Top Five Albums of 2014, part 1

by thethreepennyguignol

  1. The War on Drugs: Lost in a Dream

Forget Dave Grohl and his vanity projects, Lost in a Dream is the real sonic highway. Adam Granduciel’s Americana vocals and prog guitars takes the listener on a journey into the golden fields of his despair and it is a fantastic listen. What should be a tired old genre has been an adrenaline shot by The War on Drugs. Not that they’d condone that.

  1. Sharon Von Etten: Are You There

This album is DARK! There are certain artists that invite you into their personal space with such lack of care that you wonder if they haven’t hit their head and you’re actually intruding. Why does Sharon want to share her break up with the world? The answer? Because it gave birth to the most devastatingly beautiful album of the year. Through 11 songs of despair, frustration, and cold anger, Von Etten rips the stitches from her soul and lets it all pour out. Highlights include Break Me, a fuzz bomb of intent, the calm but cunning Taking Chances and the searing Your Love is Killing Me.

  1. Interpol: El Pintor

2014 was a great year for comebacks-notably Death From Above 1979- but the real career resurgence goes to Interpol. El Pintor, the bands fifth album (and first without eccentric bassist Carlos D), found the band sounding more vital than they have since 2004’s Antics. Kicking off with the masterful All the Rage Back Home, their white-hot gloom rock proved that bands of this type still have a place in an EDM-obsessed music culture. In fact, they even tinker with the genre in the opening of the albums best track, Tidal Wave. Interpol proved that, in 2014, the dark wasn’t dead.

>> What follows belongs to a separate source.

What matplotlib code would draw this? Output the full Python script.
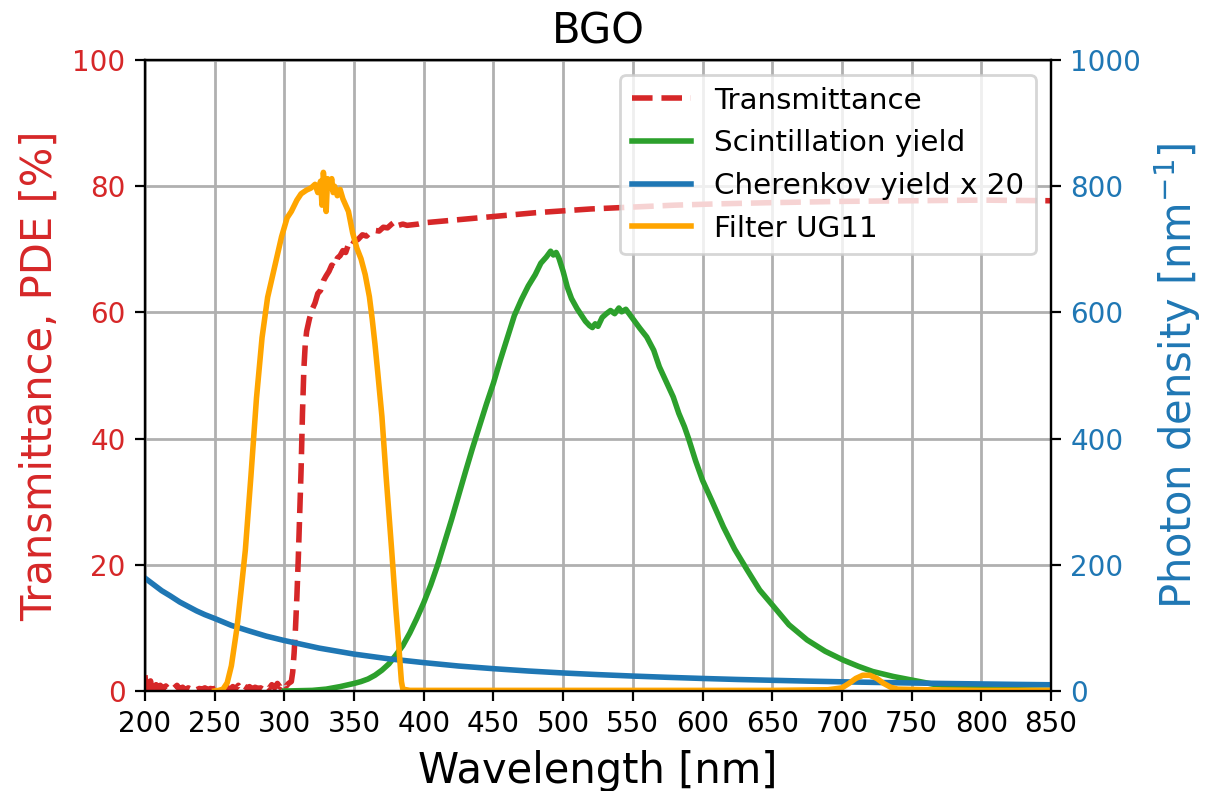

  1. St Vincent: St Vincent

Annie Clark’s fourth solo album get points for being the most original and wacked-out album of the year. Leave it to St Vincent to be both Clark’s least accessible album and yet her most popular to date. Clark has crafted a purely original sound (although I suspect she learned a thing or to from last year’s David Byrne collaboration) with the likes of Birth in Reverse and the single Digital Witness, exposing her cool hand at pop songs made up of ones and zeros.

  1. Warpaint: Warpaint

The LA foursome’s sophomore effort should have been a complete write-off. Surely this ramshackle group couldn’t follow up their blissfully chaotic debut with anything other than aimless prog-surfer noise. Yet Warpaint proved everyone wrong with a self-titled masterpiece full of a more hypnotic and more focused sound. Helped by Radiohead producer Nigel Godrich, Warpaint is full of doubt, isolation and a snarkyness that would be at home on any punk album, yet they wrap it all up in silky compositions such as the lush Love is to Die, the dreamy Feeling Alright and the storming Biggy. Warpaint is quite simply the best album of 2014.